Mathochism: Math pride

One woman’s attempt to revisit the math that plagued her in school. But can determination make up for 25 years of math neglect?

I got my last exam back, and it was as bad as I feared — 76 percent. Well, technically, it was 80 percent, but I was so tired that day from my snore-filled powerless night that I marked the wrong space on the Scantron on a question and thus got it wrong.

Dammit, dammit, dammit!

The Youthful Professor was sympathetic but unyielding, and that’s okay, since allowing the “I marked the wrong space because I was tired” defense would likely open up a portal to hell. And it doesn’t matter, because this test score, my lowest, will be dropped anyway. My average is a solid B, and as long as I don’t choke on the final, my grade should be a solid B.

It’s really about math pride. I didn’t get a C! I got a B! I am not a bad math student! This needs to go on the record!

But there’s a bright side. Looking back on how I felt about this subject for decades — fear, loathing, desperation, disgust — I can now say those feelings have changed. I am NOT a bad math student. I am not a brilliant math student, but I’m NOT a bad one.

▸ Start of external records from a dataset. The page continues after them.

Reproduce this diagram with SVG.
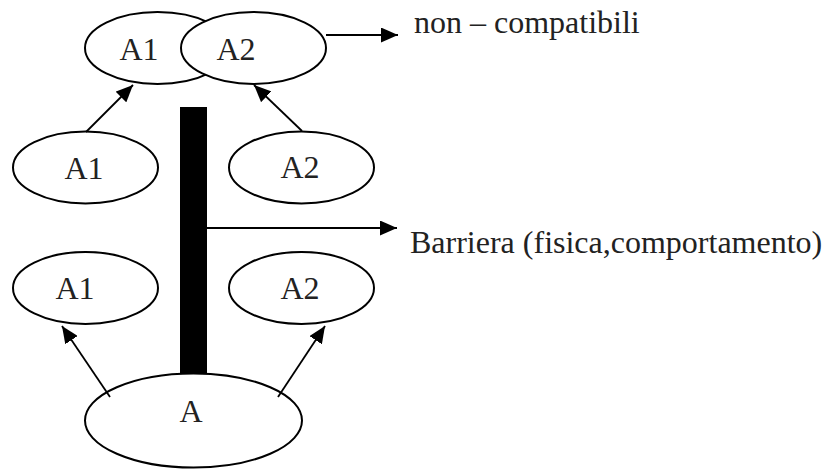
<svg xmlns="http://www.w3.org/2000/svg" width="834" height="469" viewBox="0 0 834 469">
<style>
.n{fill:#fff;stroke:#000;stroke-width:2}
.t{font-family:"Liberation Serif","Times New Roman",serif;font-size:32px;fill:#222}
.c{stroke:#000;stroke-width:1.8;fill:none;marker-end:url(#ah)}
</style>
<defs>
<marker id="ah" markerUnits="userSpaceOnUse" markerWidth="17" markerHeight="15" refX="17" refY="7.5" orient="auto">
<path d="M0,0 L17,7.5 L0,15 z" fill="#000"/>
</marker>
</defs>
<g id="barrier"><rect x="180" y="107" width="27" height="270" fill="#000"/></g>
<g id="top-a1"><ellipse class="n" cx="157.5" cy="48" rx="72.5" ry="36"/><text class="t" x="139" y="60" text-anchor="middle">A1</text></g>
<g id="top-a2"><ellipse class="n" cx="253.5" cy="48" rx="72.5" ry="36"/><text class="t" x="236" y="60" text-anchor="middle">A2</text></g>
<g id="mid-a1"><ellipse class="n" cx="85.5" cy="167.5" rx="72.5" ry="36"/><text class="t" x="84" y="179" text-anchor="middle">A1</text></g>
<g id="mid-a2"><ellipse class="n" cx="301.5" cy="167.5" rx="72.5" ry="36"/><text class="t" x="300" y="178" text-anchor="middle">A2</text></g>
<g id="bot-a1"><ellipse class="n" cx="85.5" cy="288" rx="72.5" ry="36"/><text class="t" x="75" y="299" text-anchor="middle">A1</text></g>
<g id="bot-a2"><ellipse class="n" cx="301.5" cy="288" rx="72.5" ry="36"/><text class="t" x="300" y="299" text-anchor="middle">A2</text></g>
<g id="a"><ellipse class="n" cx="193.5" cy="420.5" rx="108.5" ry="47"/><text class="t" x="191" y="422" text-anchor="middle">A</text></g>
<g id="label-non"><text class="t" x="414" y="33">non – compatibili</text></g>
<g id="label-barriera"><text class="t" x="410" y="253">Barriera (fisica,comportamento)</text></g>
<g id="connectors">
<line class="c" x1="326" y1="35" x2="398" y2="35"/>
<line class="c" x1="207" y1="228" x2="397" y2="228"/>
<line class="c" x1="86" y1="132" x2="133" y2="85"/>
<line class="c" x1="302" y1="131" x2="254" y2="85"/>
<line class="c" x1="110" y1="397" x2="62" y2="326"/>
<line class="c" x1="278" y1="397" x2="325" y2="326"/>
</g>
</svg>
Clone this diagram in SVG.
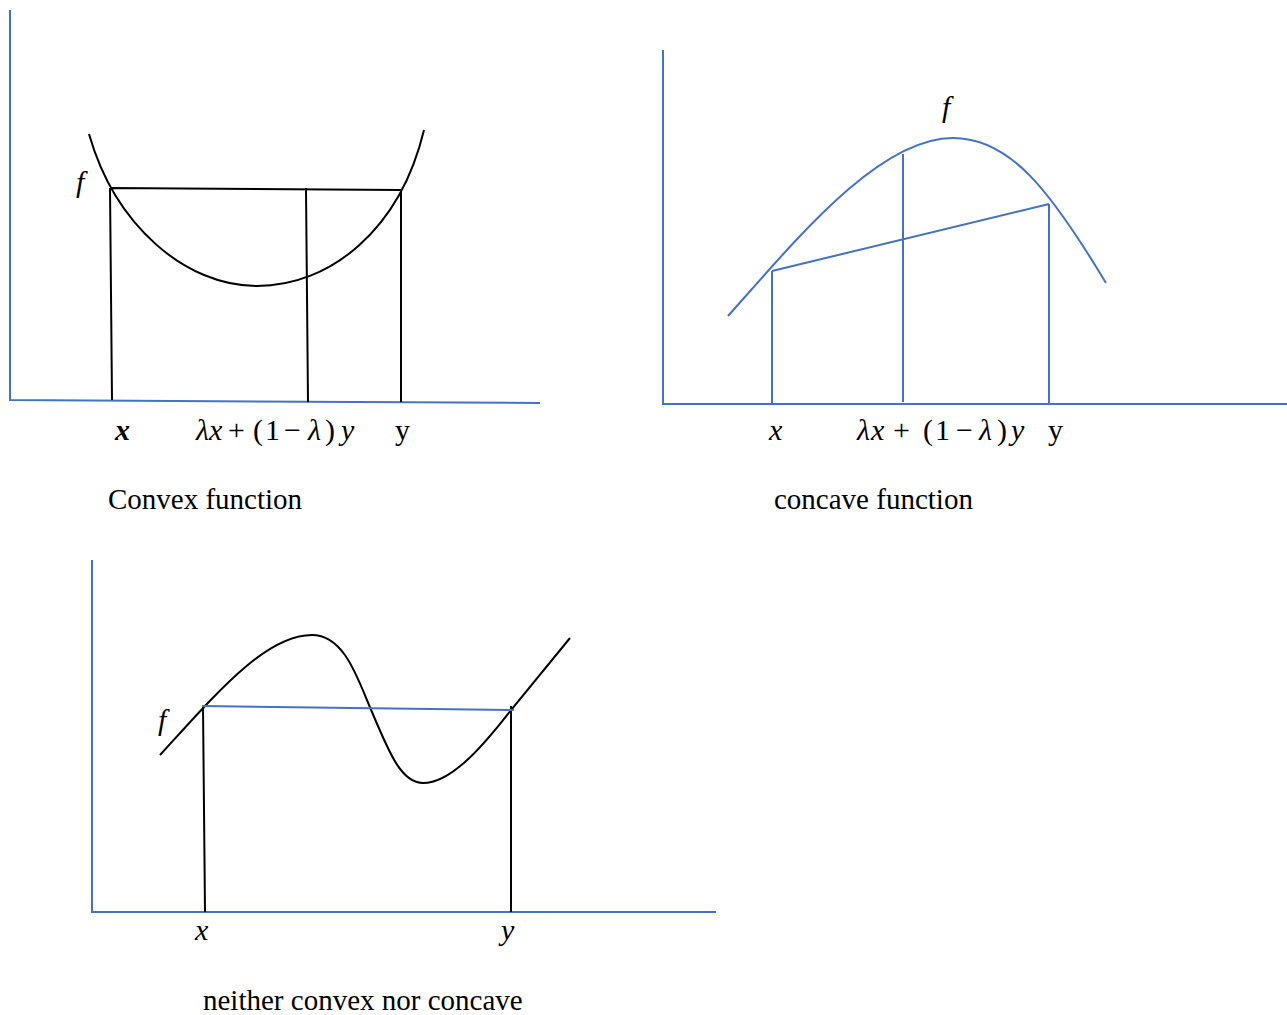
<svg xmlns="http://www.w3.org/2000/svg" width="1287" height="1015" viewBox="0 0 1287 1015">
<style>
.axis{stroke:#4472C4;stroke-width:2;fill:none}
.blk{stroke:#000;stroke-width:2;fill:none}
.blu{stroke:#4472C4;stroke-width:2;fill:none}
text{font-family:'Liberation Serif','DejaVu Serif',serif;fill:#000}
.cap{font-size:29px}
.m{font-size:30px;font-style:italic}
.u{font-size:30px;font-style:normal}
</style>
<rect width="1287" height="1015" fill="#fff"/>
<g id="convex">
<path class="axis" d="M10,10 V400 L540,403"/>
<path class="blk" d="M89,134 C115,225 185,286 257,286 C330,286 400,230 424,130"/>
<path class="blk" d="M110,188 L401,190 M110,188 L112,400 M306,188 L308,402 M401,190 L401,402"/>
<text class="m" x="76" y="192">f</text>
<text class="m" x="115" y="440" font-weight="bold">x</text>
<text class="m" y="440"><tspan x="196 209">λx</tspan><tspan class="u" x="228 253 265 284">+(1−</tspan><tspan x="308">λ</tspan><tspan class="u" x="325">)</tspan><tspan x="341">y</tspan></text>
<text class="u" x="395" y="440">y</text>
<text class="cap" x="108" y="509">Convex function</text>
</g>
<g id="concave">
<path class="axis" d="M663,50 V404 H1287"/>
<path class="blu" d="M728,316 C800,235 880,138 953,138 C1010,138 1050,190 1106,283"/>
<path class="blu" d="M772,271 L1049,204 M772,271 V404 M903,154 V402 M1049,204 V404"/>
<text class="m" x="942" y="117">f</text>
<text class="m" x="769" y="440">x</text>
<text class="m" y="440"><tspan x="857 871">λx</tspan><tspan class="u" x="893 923 935 956">+(1−</tspan><tspan x="979">λ</tspan><tspan class="u" x="997">)</tspan><tspan x="1011">y</tspan></text>
<text class="u" x="1048" y="440">y</text>
<text class="cap" x="774" y="509">concave function</text>
</g>
<g id="neither">
<path class="axis" d="M92,560 V912 H716"/>
<path class="blk" d="M160,755 C215,695 265,635 312,635 C345,635 358,680 372,712 C390,755 402,783 423,783 C450,783 480,750 511,710 L570,638"/>
<path class="blk" d="M203,706 L205,912 M511,706 V912"/>
<path class="blu" d="M202,706 L514,710"/>
<text class="m" x="158" y="730">f</text>
<text class="m" x="195" y="940">x</text>
<text class="m" x="501" y="940">y</text>
<text class="cap" x="203" y="1010">neither convex nor concave</text>
</g>
</svg>
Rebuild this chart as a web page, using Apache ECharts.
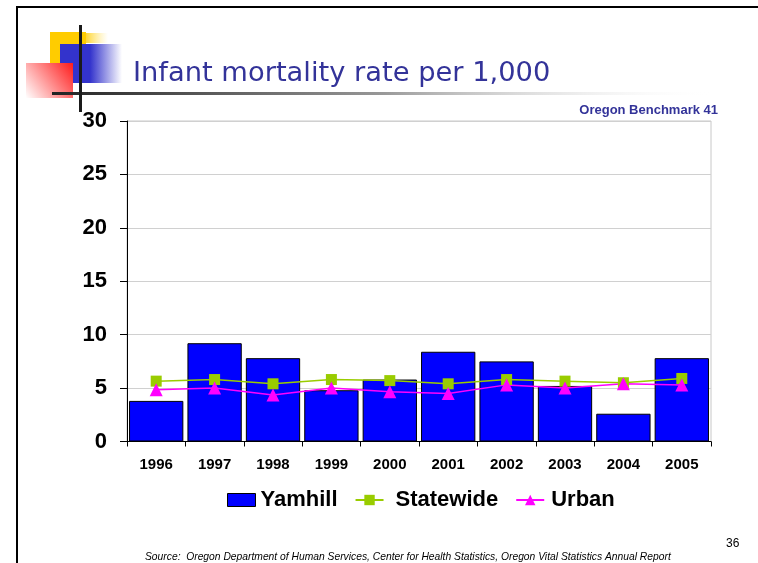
<!DOCTYPE html>
<html>
<head>
<meta charset="utf-8">
<script src="https://cdn.jsdelivr.net/npm/echarts@6/dist/echarts.min.js"></script>
<style>
html,body{margin:0;padding:0;background:#fff;}
#chart{width:758px;height:563px;}
</style>
</head>
<body>
<div id="chart"></div>
<script>
var years = ['1996','1997','1998','1999','2000','2001','2002','2003','2004','2005'];
var yamhill = [3.8, 9.2, 7.8, 4.8, 5.8, 8.4, 7.5, 5.2, 2.6, 7.8];
var statewide = [5.65, 5.8, 5.4, 5.8, 5.7, 5.4, 5.8, 5.65, 5.5, 5.9];
var urban = [4.85, 5.0, 4.35, 5.0, 4.65, 4.5, 5.3, 5.0, 5.4, 5.3];
var yTicks = {min: 0, max: 30, interval: 5};

var chart = echarts.init(document.getElementById('chart'));
var F = 'Liberation Sans, Arial, sans-serif';
chart.setOption({
  animation: false,
  backgroundColor: '#ffffff',
  grid: {left: 127, right: 47, top: 121, bottom: 121.5, show: true, borderColor: '#c8c8c8', borderWidth: 1},
  legend: {
    left: 222, top: 484,
    itemWidth: 28, itemHeight: 13, itemGap: 17,
    textStyle: {fontFamily: F, fontWeight: 'bold', fontSize: 22, color: '#000'},
    data: [
      {name: 'Yamhill', icon: 'rect', itemStyle: {color: '#0000ff', borderColor: '#000', borderWidth: 1}},
      {name: 'Statewide', textStyle: {padding: [0, 11, 0, 7]}},
      {name: 'Urban', textStyle: {padding: [0, 0, 0, 2]}}
    ]
  },
  xAxis: {
    type: 'category', data: years,
    axisLine: {lineStyle: {color: '#000', width: 1}},
    axisTick: {show: true, length: 5, lineStyle: {color: '#000'}},
    axisLabel: {fontFamily: F, fontWeight: 'bold', fontSize: 15, color: '#000', margin: 16}
  },
  yAxis: {
    type: 'value', min: yTicks.min, max: yTicks.max, interval: yTicks.interval,
    axisLine: {show: true, lineStyle: {color: '#000', width: 1}},
    axisTick: {show: true, length: 7, lineStyle: {color: '#000'}},
    splitLine: {lineStyle: {color: '#d0d0d0', width: 1}},
    axisLabel: {fontFamily: F, fontWeight: 'bold', fontSize: 22, color: '#000', margin: 20}
  },
  series: [
    {name: 'Yamhill', type: 'bar', data: yamhill, barCategoryGap: '7%',
     itemStyle: {color: '#0000ff', borderColor: '#000', borderWidth: 1}},
    {name: 'Statewide', type: 'line', data: statewide, symbol: 'rect', symbolSize: 11,
     itemStyle: {color: '#99cc00'}, lineStyle: {color: '#99cc00', width: 1.5}},
    {name: 'Urban', type: 'line', data: urban, symbol: 'triangle', symbolSize: 13,
     itemStyle: {color: '#ff00ff'}, lineStyle: {color: '#ff00ff', width: 1.5}}
  ],
  graphic: [
    {type: 'line', shape: {x1: 17, y1: 7, x2: 758, y2: 7}, style: {stroke: '#000', lineWidth: 2}, z: 100},
    {type: 'line', shape: {x1: 17, y1: 6, x2: 17, y2: 563}, style: {stroke: '#000', lineWidth: 2}, z: 100},
    {type: 'rect', shape: {x: 86, y: 33, width: 22, height: 10},
     style: {fill: new echarts.graphic.LinearGradient(0, 0, 1, 0, [{offset: 0, color: '#ffd633'}, {offset: 1, color: 'rgba(255,230,120,0)'}])}, z: 100},
    {type: 'rect', shape: {x: 50, y: 32, width: 36, height: 36}, style: {fill: '#ffcc00'}, z: 100},
    {type: 'rect', shape: {x: 90, y: 44, width: 32, height: 39},
     style: {fill: new echarts.graphic.LinearGradient(0, 0, 1, 0, [{offset: 0, color: '#3333cc'}, {offset: 1, color: 'rgba(51,51,204,0)'}])}, z: 101},
    {type: 'rect', shape: {x: 60, y: 44, width: 30, height: 39}, style: {fill: '#3333cc'}, z: 101},
    {type: 'rect', shape: {x: 26, y: 63, width: 47, height: 35},
     style: {fill: new echarts.graphic.LinearGradient(1, 0, 0, 1, [{offset: 0, color: '#ff1a1a'}, {offset: 1, color: '#ffffff'}])}, z: 102},
    {type: 'rect', shape: {x: 52, y: 92, width: 665, height: 3},
     style: {fill: new echarts.graphic.LinearGradient(0, 0, 1, 0, [{offset: 0, color: '#222222'}, {offset: 0.5, color: '#999999'}, {offset: 1, color: 'rgba(255,255,255,0)'}])}, z: 103},
    {type: 'rect', shape: {x: 79, y: 25, width: 3, height: 87}, style: {fill: '#1a1a1a'}, z: 104},
    {type: 'text', left: 133, top: 60, z: 105,
     style: {text: 'Infant mortality rate per 1,000', font: '27.3px DejaVu Sans, Verdana, sans-serif', fill: '#333399'}},
    {type: 'text', right: 40, top: 104, z: 105,
     style: {text: 'Oregon Benchmark 41', font: 'bold 13px Liberation Sans, Arial, sans-serif', fill: '#333399'}},
    {type: 'text', left: 726, top: 538, z: 105,
     style: {text: '36', font: '12px Liberation Sans, Arial, sans-serif', fill: '#000'}},
    {type: 'text', left: 145, top: 552, z: 105,
     style: {text: 'Source:  Oregon Department of Human Services, Center for Health Statistics, Oregon Vital Statistics Annual Report', font: 'italic 10.3px Liberation Sans, Arial, sans-serif', fill: '#000'}}
  ]
});
</script>
</body>
</html>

Have I learned the material? Yes.
Have I understood it? So far, yes. (Calculus will be the ultimate test.)
Do I understand my mistakes, and why they were mistakes? Yes.
Do I know how to correct those mistakes in future? Yes. (I hope.)

The fact that I can say yes to the four questions above is a huge change, even as it fights with the deeply ingrained message I have gotten since childhood, reinforced by parents, by teachers, by society. That message, of course, is that something isn’t worth doing unless you excel at it immediately.

It’s a toxic message, and one that sets you up for inertia, and one that, sadly, is pushed more at women than men, since we’re seen as less than in the first place. A woman who is good at math, or sports, or writing, or pretty much anything seen as worthwhile (childcare and housekeeping need not apply) is the exception and not the rule.

Not brilliant immediately? Well, you’re just a woman after all. And men don’t want to marry smart women. (Except when they do. Guess my spouse is a freak for finding my math studies hot.)

Ugh. All those toxic messages, spoken and unspoken, whittling away at the joy of learning, the joy of challenging oneself, the joy of seeing just how fascinating the world can be.

Taking on this project was my way of giving the finger to those toxic messages. But I still can’t seem to shake my math pride.

Oh well. Onto the final!

All text copyrighted by A.K. Whitney, and cannot be used without permission.



  • That message, of course, is that something isn’t worth doing unless you excel at it immediately.

    Thank you for that sentence. I hadn’t thought about things from that perspective before. I’m taking a class and have taken classes that I’m not brilliant at, and it’s always a struggle to accept the grades that come from them. I never had difficult classes in high school because they didn’t cater to Gifted students; hitting college was a BIG surprise. It’s the reason I haven’t taken more science classes; I filled out those requirements with math classes, because those I understood. Chemistry, first semester in college, with no understanding of how to study and no passion for the subject? I barely passed, didn’t understand the material, etc. I think I could take it now, and do better, if I didn’t need to finish my major in the next three semesters. 😉

  • “that something isn’t worth doing unless you excel at it immediately.”

    And note that we don’t even have language for getting out of this trap; as you state above:

    “I am not a brilliant math student, but I’m NOT a bad one. ”

    We structure our discourse so that these are the options: brilliant and bad. And if you’re not brilliant, you’re bad.
    So–is there a positive descriptor for students like you? “Average student” and “decent student” are both slightly (to me, anyway) condescending, while “good student” carries with it “good (but not brilliant) student”.

    We need positive terms for people in the middle of a dichotomy (“fat” and “thin” is another pair that comes to mind).

  • Agreed. And besides, “average” doesn’t fit either. Average is a C. I’ve consistently gotten A’s and high Bs on tests (well, until pre-calc, which has been a middle B streak) since I started this project. Maybe “very good, but not brilliant”?

  • This is a wonderful post. I feel the same way about women’s sports. We often hear that it’s not the same as men’s because men are just stronger and faster, but so what? What if we applied that same thinking to doctors. If you can’t be the best doctor you might as well not be one? That means that we’d only have one doctor on the planet. That’s just insane. I play the violin and I am not a natural at it, but that doesn’t stop me from trying to do the very best that I can. And I am getting much better than I thought I ever could.